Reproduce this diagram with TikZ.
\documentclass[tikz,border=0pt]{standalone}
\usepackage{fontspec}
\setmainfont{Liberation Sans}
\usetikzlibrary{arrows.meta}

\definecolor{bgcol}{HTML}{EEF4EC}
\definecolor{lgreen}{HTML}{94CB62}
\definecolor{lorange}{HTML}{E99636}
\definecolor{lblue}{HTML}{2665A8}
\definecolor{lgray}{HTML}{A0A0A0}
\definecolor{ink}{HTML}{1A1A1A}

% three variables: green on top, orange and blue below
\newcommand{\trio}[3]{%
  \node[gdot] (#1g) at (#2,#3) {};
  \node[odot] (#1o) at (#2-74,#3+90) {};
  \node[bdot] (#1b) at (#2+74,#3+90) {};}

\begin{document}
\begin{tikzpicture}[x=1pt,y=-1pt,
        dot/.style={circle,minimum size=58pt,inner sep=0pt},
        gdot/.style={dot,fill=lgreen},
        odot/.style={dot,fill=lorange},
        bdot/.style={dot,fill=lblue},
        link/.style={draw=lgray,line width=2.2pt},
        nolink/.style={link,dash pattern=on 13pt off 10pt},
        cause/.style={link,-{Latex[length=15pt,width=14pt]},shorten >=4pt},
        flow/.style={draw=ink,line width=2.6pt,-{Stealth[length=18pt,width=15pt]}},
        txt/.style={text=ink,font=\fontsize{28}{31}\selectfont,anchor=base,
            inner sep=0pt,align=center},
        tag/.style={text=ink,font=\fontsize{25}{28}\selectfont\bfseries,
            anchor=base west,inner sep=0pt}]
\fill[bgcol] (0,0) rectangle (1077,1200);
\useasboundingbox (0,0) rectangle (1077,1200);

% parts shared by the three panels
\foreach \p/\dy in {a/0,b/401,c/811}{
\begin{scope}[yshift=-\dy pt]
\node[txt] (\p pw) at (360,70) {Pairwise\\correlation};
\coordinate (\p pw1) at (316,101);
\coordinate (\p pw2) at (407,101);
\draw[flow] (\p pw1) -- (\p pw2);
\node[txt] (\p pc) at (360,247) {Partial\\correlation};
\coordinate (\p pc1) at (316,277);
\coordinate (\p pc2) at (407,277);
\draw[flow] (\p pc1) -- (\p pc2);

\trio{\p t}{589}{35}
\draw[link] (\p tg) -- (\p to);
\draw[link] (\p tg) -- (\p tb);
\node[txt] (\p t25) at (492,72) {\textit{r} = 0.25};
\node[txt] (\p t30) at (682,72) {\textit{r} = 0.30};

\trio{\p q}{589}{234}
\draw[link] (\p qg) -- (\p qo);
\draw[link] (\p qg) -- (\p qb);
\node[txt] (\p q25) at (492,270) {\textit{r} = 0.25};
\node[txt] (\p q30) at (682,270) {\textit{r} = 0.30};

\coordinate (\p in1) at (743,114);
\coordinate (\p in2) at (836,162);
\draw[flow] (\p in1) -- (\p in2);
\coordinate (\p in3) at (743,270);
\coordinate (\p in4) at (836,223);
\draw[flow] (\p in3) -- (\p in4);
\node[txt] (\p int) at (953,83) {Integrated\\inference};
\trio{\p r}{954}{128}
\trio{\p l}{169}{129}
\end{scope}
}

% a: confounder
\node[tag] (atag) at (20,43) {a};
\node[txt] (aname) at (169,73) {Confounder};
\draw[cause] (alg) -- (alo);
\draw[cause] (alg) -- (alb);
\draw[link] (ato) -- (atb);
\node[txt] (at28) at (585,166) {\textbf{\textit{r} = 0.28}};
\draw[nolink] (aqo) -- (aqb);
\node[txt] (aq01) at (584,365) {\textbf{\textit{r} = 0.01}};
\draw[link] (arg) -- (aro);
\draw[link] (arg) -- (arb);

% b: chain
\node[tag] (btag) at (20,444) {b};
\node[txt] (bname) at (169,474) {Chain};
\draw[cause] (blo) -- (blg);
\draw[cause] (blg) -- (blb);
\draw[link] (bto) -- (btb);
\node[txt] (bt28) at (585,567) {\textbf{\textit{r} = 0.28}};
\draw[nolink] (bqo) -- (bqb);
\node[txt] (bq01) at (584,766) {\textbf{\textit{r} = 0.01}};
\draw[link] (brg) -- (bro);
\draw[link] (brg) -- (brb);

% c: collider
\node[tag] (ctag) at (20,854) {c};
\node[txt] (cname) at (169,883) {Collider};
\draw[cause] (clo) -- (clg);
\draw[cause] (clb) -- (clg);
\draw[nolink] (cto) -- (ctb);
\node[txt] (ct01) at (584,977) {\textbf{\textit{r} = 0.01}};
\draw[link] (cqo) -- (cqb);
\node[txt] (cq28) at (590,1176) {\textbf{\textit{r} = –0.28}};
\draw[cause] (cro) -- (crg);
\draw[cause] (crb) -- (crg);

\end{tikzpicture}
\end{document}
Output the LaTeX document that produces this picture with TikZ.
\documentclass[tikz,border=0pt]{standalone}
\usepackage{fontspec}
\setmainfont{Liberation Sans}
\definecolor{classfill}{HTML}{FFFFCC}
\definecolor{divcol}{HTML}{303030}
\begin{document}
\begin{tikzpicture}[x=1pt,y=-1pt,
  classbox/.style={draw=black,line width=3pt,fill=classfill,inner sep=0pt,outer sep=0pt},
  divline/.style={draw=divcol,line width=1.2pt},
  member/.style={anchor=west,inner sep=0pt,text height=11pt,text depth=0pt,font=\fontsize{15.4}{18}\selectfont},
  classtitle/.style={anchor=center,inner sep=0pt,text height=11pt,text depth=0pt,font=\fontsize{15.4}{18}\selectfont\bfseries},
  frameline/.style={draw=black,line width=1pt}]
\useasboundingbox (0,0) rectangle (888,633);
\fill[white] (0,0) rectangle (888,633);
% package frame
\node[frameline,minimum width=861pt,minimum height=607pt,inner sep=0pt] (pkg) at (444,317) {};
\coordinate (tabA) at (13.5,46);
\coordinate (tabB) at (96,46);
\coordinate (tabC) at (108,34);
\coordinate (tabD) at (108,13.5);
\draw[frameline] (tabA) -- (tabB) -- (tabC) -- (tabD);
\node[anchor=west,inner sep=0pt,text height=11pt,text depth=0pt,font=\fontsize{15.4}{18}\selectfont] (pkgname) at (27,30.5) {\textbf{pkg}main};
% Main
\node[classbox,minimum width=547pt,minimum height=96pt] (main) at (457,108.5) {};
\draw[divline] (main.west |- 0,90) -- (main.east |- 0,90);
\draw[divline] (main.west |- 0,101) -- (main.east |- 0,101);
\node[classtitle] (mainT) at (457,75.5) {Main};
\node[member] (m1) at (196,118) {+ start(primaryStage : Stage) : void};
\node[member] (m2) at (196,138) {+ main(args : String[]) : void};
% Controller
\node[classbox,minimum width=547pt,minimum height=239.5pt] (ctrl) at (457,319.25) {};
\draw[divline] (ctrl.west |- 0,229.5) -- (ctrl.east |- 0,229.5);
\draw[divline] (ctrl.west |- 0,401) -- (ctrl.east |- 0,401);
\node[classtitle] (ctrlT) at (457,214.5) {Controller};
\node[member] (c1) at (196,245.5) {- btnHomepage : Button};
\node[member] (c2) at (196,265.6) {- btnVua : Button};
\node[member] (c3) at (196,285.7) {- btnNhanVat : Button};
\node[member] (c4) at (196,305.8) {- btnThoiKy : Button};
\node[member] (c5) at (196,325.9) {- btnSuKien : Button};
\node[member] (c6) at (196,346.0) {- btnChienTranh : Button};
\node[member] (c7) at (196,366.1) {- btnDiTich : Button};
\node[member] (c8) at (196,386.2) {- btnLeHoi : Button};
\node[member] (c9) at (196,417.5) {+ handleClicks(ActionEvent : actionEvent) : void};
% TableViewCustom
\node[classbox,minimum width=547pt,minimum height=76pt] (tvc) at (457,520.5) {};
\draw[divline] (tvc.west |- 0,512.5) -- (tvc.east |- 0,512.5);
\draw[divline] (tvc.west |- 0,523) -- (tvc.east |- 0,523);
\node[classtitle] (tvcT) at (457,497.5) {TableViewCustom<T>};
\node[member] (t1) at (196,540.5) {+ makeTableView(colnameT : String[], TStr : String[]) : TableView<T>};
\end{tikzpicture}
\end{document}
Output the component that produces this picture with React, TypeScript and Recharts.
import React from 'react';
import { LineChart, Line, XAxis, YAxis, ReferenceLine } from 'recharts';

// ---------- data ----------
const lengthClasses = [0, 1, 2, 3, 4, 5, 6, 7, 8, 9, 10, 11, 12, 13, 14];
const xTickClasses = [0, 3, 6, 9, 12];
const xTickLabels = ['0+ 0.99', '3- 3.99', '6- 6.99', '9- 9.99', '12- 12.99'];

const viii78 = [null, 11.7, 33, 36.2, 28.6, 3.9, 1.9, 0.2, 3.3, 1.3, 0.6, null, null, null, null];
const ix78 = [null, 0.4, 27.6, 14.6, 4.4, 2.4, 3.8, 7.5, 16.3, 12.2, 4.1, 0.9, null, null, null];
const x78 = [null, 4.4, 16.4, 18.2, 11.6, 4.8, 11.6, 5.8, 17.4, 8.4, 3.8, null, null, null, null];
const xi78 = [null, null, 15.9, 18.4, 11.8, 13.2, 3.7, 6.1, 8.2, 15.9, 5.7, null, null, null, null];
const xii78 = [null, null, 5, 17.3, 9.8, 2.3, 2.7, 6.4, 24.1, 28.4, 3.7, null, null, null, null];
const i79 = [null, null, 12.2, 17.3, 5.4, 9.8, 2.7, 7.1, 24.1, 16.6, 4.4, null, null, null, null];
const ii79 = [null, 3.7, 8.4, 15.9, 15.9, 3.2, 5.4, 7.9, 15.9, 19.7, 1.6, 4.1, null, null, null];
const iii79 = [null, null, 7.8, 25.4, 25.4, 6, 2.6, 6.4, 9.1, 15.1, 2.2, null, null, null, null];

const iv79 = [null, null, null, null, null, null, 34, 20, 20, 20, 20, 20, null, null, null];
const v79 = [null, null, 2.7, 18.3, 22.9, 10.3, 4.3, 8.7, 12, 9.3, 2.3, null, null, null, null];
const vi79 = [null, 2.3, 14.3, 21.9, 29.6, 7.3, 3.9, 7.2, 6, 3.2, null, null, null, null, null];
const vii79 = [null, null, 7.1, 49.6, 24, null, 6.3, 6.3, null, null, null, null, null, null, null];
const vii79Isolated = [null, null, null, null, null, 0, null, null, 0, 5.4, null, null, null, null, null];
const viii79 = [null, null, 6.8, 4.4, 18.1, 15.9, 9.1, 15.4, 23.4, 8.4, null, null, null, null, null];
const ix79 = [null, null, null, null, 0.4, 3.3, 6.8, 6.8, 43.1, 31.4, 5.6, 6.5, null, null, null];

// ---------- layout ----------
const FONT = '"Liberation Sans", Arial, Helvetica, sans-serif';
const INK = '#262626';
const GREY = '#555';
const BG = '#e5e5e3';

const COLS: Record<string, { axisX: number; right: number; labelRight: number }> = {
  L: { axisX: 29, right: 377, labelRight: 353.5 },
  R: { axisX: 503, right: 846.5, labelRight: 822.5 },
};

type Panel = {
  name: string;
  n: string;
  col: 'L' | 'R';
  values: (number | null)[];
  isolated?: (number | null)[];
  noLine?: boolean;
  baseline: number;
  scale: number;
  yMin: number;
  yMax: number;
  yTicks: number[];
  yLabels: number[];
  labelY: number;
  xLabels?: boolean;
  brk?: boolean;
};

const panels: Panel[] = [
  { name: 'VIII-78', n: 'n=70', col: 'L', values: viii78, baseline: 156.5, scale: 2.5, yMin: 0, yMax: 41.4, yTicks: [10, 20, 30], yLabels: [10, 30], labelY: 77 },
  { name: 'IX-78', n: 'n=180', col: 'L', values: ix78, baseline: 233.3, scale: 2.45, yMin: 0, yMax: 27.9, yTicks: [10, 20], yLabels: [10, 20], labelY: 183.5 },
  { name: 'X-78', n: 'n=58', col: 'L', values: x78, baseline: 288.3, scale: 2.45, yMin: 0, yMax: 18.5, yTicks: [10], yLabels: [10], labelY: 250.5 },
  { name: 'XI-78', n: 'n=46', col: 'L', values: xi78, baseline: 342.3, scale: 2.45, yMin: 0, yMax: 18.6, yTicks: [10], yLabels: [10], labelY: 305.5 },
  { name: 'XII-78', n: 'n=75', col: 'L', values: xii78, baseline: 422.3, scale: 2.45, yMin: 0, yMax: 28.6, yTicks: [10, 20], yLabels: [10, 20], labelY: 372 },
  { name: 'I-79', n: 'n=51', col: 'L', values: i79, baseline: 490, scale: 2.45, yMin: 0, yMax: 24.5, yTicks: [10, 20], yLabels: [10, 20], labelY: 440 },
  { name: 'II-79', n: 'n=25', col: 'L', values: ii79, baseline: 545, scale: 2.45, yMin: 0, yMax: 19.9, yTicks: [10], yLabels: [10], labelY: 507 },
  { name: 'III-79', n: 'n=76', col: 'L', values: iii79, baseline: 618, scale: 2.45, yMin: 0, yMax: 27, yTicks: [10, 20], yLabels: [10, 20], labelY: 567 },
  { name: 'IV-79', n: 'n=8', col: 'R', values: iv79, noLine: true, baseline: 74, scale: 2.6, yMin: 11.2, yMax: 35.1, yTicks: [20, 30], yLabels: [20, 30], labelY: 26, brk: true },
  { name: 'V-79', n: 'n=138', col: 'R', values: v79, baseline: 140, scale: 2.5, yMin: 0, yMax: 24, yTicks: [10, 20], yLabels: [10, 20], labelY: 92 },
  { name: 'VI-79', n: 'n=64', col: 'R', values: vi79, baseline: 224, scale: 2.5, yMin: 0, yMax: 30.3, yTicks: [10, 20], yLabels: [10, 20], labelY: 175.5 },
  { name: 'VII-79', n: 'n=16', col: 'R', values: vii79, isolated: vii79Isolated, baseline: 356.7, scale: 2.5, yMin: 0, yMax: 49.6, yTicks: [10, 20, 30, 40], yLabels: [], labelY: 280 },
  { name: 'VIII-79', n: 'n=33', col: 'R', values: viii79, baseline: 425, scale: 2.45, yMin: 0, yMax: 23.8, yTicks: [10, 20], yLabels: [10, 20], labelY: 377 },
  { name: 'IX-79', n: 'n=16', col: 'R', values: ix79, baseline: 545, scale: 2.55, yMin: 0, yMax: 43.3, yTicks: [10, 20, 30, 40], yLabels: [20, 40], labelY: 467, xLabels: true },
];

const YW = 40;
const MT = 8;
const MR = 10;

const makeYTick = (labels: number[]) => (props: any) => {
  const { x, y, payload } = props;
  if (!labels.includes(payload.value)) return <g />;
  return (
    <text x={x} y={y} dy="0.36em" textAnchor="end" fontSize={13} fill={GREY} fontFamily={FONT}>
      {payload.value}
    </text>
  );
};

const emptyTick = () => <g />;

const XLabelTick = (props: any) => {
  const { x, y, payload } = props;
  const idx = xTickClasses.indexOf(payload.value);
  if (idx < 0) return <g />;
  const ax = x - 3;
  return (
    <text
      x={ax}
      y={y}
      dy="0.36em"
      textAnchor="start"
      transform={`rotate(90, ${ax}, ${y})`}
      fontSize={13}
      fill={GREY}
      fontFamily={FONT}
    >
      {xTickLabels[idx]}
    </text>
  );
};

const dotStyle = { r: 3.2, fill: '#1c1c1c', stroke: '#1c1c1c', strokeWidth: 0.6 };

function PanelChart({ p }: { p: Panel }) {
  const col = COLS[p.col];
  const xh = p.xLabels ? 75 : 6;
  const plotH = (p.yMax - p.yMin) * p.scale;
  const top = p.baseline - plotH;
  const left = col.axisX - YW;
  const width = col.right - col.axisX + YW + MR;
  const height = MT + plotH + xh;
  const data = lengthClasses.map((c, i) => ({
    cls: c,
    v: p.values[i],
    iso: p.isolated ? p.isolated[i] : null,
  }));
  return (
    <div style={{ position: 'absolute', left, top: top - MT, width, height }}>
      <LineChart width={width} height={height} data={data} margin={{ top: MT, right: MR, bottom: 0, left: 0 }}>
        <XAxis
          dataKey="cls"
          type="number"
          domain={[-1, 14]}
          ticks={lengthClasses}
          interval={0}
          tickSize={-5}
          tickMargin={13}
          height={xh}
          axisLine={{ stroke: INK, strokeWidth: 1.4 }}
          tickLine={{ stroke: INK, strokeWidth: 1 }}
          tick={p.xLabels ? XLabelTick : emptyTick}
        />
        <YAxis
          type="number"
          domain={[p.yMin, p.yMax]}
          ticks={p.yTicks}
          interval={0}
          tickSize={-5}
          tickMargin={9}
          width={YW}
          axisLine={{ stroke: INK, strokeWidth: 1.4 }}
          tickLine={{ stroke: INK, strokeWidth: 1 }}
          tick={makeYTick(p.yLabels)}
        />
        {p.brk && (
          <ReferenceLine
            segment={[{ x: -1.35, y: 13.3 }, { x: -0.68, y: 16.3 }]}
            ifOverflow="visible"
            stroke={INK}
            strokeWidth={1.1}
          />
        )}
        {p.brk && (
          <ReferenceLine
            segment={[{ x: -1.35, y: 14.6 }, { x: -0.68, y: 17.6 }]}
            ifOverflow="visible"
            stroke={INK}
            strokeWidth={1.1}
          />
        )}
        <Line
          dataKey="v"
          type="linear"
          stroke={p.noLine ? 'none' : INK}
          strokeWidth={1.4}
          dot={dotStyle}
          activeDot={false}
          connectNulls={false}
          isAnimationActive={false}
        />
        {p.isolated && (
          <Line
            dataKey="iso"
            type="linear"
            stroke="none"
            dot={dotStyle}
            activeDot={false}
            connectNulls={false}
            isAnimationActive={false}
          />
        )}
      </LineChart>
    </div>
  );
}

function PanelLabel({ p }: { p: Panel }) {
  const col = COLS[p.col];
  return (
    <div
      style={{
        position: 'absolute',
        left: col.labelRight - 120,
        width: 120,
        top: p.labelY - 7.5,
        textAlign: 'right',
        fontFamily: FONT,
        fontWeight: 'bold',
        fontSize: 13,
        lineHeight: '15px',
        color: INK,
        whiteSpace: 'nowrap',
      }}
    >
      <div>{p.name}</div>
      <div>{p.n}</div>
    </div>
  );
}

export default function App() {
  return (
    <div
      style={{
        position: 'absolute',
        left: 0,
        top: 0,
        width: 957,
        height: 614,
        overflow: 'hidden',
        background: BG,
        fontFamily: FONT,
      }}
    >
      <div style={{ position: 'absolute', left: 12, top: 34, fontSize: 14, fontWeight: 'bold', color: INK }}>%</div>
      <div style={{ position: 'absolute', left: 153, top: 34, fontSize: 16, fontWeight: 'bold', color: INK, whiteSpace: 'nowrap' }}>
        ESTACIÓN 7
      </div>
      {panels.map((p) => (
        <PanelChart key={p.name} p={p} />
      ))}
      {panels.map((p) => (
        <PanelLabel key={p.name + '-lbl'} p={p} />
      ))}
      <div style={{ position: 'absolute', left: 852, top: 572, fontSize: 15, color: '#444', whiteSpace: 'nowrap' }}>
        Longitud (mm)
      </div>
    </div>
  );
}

== == ==

Short problem: Restate exactly the records above from their first line through the line that holds "(#1b) at (#2+74,#3+90)", please, including both and leaving out all others.

Result for this exercise:
Reproduce this diagram with TikZ.
\documentclass[tikz,border=0pt]{standalone}
\usepackage{fontspec}
\setmainfont{Liberation Sans}
\usetikzlibrary{arrows.meta}

\definecolor{bgcol}{HTML}{EEF4EC}
\definecolor{lgreen}{HTML}{94CB62}
\definecolor{lorange}{HTML}{E99636}
\definecolor{lblue}{HTML}{2665A8}
\definecolor{lgray}{HTML}{A0A0A0}
\definecolor{ink}{HTML}{1A1A1A}

% three variables: green on top, orange and blue below
\newcommand{\trio}[3]{%
  \node[gdot] (#1g) at (#2,#3) {};
  \node[odot] (#1o) at (#2-74,#3+90) {};
  \node[bdot] (#1b) at (#2+74,#3+90) {};}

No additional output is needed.